By Joseph Justice
Perhaps one of the most misunderstood words in the history of the Church — post the Protestant Reformation — is the term “catholic.” Indeed, it is no surprise that when we bandy about the word today we are most often referring to the Roman Catholic Church, but this was not always how Christians understood the term.
The root of the word comes from the Greek adverb kaqolou (katholou) which literally means something like “according to the whole,” or “completely.” The Greek word kaqolikos (katholikos) was first coined by the early 2nd century church father Ignatius of Antioch in his apostolic letter to the church of Smyrna. In Latin, the word renders as “catholic” which is the form we in the west are most used to seeing. Both the Greek and the Latin simply mean “universal.”
When Ignatius used the term, he was primarily concerned with combating gnostic heresies which were rapidly rising during the 2nd century. Thus the term rose out of a necessity to describe the true church from false gnostic churches. In his letter to the Smyrnaeans Ignatius writes, “Wherever the bishop shall appear, there let the multitude [of the people] also be; even as, wherever Jesus Christ is, there is the Catholic Church.”
Much can be said about this simple line found in Ignatius’s writings and depending on one’s deeply held Christian traditions, it is very possible to see the term “Catholic Church” here in two very different ways.
Let me be forthright at this point. A devout Roman Catholic Christian will usually say that the church Ignatius deems Catholic in this instance is none other than the Roman Catholic Church, complete with all of her visible adornments (for example, the mass, grand cathedrals, holy images, incense, bishops, the Pope and others).
For a non-Roman Catholic Christian the term Catholic in this passage is seen not as referring to anything visible, rather the invisible, universal, corporate body of believers in Jesus Christ found across the entire world. Put differently, a Protestant Christian might say that the term Catholic here is to be seen in a strictly spiritual way, not literal.
To be sure, Roman Catholic Christians usually see the term with a double meaning, both the “universal” spiritual body of believers, but also the visible Roman Catholic Church as well. This leads to yet another very interesting point.
Body of Believers
As you may have noticed, throughout this discussion, I have written the term “Catholic” with both a capital “C” and a lower-case “c.” The reason for this is that Roman Catholics see the term as identifying the “true” Church of Christ; therefore it is capitalized to indicate its very specialized, unique and absolute nature.
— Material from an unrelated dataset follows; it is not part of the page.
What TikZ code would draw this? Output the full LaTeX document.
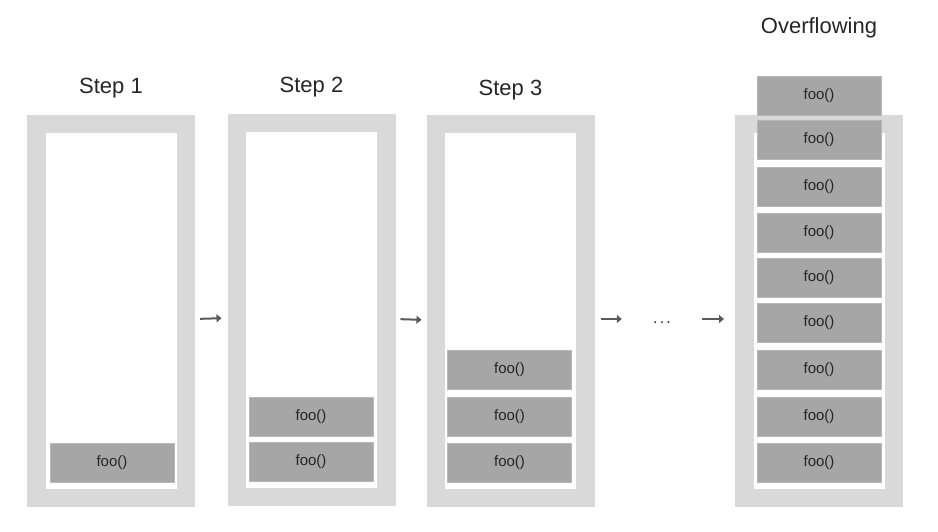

A Protestant Christian however, is more apt to apply a lower case “c” when writing the word to make the point that when they use the term “catholic” they are not talking about the Roman Catholic Church, rather the universal, invisible body of believers.
I must make it very clear that this is a gross oversimplification of how the term is employed in both Protestant and Roman Catholic circles and one might very well find a Protestant Christian who capitalizes the term to emphasize the grand scope of all believers that the word is aiming to achieve. Conversely, a Roman Catholic believer may not capitalize the term when using it outside of describing just the Roman Catholic Church. I have also said nothing about how Orthodox Christians use or spell the word.
One True Church
Suffice to say, the term Catholic has a very ancient and varied tradition in the history of the church of Jesus Christ, but no matter how one understands its varied meanings, all Christians should be united in its original meaning, which is simply the universal body of believers. To be sure, some Christians choose to avoid the term all together for the very fact that it may be a misleading identifier.
Indeed, I have stood in the midst of various Protestant congregations reciting the Apostle’s Creed only to find when arriving to the line “I believe in One, Holy, Catholic, and Apostolic Church,” that the term “Catholic” had been replaced with “universal.” As I stated before, hesitancy by some Christians to use the word stems from a desire to disassociate from Roman Catholic terminology and custom, and honestly, I can understand this view point. As an Evangelical Christian, I am actually quite comfortable using the term “catholic” to describe the church universal, and I marvel at just how large the scope of the word truly is.